▶ Work instructions
Print, word for word, every line from the beginning of the listing up to and including the line with "import pandas as pd". Pictures are to be excluded.
%%
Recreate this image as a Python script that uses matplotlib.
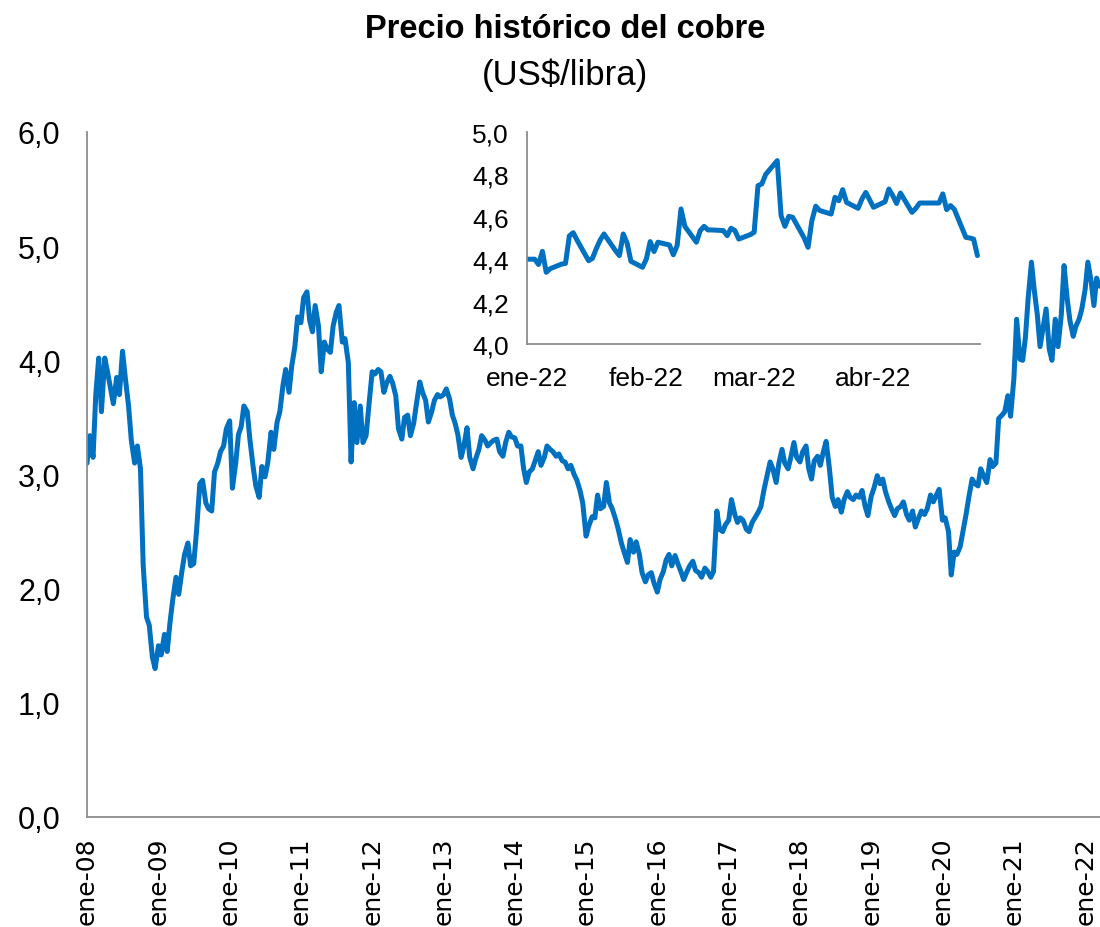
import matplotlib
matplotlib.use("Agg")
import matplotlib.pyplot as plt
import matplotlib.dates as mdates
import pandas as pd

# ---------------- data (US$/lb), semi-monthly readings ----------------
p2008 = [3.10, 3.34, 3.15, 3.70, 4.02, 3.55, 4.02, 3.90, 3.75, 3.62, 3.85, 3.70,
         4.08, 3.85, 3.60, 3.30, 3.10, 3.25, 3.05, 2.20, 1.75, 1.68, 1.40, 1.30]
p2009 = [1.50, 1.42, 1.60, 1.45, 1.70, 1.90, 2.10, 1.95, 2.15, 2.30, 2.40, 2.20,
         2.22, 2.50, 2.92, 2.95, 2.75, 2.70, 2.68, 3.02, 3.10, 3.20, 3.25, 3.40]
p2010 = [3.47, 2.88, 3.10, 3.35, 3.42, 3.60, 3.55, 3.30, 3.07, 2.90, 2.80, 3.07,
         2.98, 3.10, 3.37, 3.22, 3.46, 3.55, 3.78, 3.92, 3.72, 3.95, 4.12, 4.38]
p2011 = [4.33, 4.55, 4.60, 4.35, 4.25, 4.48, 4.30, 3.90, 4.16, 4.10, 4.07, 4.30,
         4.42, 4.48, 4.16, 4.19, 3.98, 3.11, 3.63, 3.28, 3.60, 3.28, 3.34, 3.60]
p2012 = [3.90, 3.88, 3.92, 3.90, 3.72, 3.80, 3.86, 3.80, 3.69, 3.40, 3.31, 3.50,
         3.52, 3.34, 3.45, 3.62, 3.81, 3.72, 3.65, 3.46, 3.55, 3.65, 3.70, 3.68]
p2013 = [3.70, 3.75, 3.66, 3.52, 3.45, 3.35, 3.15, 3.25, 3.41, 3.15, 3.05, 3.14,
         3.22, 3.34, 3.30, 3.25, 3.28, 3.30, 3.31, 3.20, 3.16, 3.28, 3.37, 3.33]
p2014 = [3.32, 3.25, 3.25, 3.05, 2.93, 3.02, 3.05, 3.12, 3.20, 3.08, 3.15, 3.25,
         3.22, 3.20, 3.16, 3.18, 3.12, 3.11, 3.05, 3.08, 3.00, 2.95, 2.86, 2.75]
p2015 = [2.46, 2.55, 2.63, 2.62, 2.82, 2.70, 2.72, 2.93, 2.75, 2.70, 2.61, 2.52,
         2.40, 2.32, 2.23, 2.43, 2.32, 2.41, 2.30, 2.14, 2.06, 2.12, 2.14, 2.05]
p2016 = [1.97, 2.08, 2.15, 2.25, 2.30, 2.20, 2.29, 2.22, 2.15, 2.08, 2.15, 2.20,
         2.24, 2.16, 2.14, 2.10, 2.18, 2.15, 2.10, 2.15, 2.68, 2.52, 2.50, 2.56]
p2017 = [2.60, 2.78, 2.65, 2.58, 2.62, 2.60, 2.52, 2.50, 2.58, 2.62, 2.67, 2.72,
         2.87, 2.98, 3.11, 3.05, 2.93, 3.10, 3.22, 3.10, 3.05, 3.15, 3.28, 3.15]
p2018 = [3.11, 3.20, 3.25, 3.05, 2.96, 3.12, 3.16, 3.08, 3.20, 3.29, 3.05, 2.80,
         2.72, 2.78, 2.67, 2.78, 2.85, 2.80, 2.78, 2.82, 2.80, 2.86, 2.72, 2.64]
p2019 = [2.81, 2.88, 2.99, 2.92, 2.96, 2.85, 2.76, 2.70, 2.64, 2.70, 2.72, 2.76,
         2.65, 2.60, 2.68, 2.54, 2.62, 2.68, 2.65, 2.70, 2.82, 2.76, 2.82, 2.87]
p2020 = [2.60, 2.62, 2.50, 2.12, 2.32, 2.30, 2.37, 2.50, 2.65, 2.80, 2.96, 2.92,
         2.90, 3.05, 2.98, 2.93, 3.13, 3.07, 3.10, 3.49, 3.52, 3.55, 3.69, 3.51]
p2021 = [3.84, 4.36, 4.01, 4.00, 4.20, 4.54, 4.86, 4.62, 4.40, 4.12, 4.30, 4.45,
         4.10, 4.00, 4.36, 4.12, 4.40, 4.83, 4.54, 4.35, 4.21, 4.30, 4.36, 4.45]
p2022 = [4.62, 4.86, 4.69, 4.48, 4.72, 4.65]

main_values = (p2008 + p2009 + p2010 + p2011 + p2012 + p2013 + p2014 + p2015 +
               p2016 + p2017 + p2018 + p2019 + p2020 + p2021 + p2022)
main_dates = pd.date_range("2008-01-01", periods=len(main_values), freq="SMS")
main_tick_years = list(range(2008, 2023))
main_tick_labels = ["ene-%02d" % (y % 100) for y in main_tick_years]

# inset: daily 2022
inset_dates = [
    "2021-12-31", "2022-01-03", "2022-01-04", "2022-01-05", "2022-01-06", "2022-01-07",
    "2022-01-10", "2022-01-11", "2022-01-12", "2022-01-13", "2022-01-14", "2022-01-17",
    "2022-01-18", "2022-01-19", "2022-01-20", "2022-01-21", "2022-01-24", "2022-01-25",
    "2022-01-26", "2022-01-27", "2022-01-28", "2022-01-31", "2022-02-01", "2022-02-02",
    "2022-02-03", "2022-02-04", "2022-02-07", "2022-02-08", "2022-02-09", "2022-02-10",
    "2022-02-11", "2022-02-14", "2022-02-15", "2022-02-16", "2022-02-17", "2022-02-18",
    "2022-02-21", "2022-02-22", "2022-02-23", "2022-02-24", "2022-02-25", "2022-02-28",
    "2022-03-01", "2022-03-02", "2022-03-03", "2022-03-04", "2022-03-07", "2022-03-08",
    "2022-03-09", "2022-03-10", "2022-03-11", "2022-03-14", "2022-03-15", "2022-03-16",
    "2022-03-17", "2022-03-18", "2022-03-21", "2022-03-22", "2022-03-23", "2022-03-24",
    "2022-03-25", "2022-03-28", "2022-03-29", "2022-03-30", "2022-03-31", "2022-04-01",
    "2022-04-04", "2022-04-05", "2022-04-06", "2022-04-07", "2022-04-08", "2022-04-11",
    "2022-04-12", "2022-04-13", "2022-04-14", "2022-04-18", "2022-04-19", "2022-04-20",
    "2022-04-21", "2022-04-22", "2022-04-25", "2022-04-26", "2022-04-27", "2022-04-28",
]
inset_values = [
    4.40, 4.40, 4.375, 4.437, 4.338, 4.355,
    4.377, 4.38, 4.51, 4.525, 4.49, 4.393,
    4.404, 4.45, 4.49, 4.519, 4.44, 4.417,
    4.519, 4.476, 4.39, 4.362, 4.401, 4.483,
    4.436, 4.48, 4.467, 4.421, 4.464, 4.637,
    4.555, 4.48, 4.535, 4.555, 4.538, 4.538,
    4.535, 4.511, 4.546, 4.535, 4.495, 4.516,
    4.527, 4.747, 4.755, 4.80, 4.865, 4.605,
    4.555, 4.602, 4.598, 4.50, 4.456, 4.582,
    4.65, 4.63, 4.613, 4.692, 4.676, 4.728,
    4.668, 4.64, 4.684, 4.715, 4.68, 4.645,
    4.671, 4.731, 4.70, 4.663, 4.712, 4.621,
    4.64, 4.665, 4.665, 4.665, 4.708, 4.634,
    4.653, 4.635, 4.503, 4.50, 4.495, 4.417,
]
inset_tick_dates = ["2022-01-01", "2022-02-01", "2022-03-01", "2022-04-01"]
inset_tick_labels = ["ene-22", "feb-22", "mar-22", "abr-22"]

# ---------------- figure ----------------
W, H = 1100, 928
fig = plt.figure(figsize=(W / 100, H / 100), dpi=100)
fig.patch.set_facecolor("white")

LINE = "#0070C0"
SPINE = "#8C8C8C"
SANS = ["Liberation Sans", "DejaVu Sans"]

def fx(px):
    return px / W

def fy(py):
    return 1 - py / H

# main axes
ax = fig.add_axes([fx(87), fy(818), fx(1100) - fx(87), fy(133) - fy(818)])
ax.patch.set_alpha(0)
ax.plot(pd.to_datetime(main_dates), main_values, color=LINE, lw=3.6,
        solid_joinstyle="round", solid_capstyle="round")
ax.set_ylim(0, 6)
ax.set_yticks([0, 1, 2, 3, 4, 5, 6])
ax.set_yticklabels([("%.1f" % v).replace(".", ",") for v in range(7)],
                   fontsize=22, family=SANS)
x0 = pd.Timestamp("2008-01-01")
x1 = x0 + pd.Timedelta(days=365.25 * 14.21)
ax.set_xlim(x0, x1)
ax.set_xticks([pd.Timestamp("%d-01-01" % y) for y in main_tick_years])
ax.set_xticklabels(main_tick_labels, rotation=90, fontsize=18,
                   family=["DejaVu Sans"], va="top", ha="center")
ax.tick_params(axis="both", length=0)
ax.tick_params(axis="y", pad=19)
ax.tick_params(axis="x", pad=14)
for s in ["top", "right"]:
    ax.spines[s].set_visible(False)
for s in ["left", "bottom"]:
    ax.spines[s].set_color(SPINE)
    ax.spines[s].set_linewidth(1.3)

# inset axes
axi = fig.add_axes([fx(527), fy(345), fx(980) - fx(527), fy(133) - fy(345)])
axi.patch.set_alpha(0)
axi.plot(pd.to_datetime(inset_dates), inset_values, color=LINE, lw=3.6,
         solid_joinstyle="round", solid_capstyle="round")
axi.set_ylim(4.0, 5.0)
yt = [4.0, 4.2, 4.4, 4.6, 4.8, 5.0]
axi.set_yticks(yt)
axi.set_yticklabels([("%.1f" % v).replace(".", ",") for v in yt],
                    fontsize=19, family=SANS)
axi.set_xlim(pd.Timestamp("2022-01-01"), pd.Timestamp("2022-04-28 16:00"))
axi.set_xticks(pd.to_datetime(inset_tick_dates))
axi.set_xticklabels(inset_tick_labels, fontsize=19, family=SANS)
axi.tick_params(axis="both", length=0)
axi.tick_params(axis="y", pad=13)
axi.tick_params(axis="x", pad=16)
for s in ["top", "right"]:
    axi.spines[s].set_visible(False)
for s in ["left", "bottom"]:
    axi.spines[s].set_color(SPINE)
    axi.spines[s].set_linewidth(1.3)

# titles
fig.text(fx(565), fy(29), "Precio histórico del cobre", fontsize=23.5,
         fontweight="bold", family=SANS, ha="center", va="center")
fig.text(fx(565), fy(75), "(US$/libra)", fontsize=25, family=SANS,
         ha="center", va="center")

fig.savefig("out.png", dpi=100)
%%
▶ Solution to the problem
Recreate this image as a Python script that uses matplotlib.
import matplotlib
matplotlib.use("Agg")
import matplotlib.pyplot as plt
import matplotlib.dates as mdates
import pandas as pd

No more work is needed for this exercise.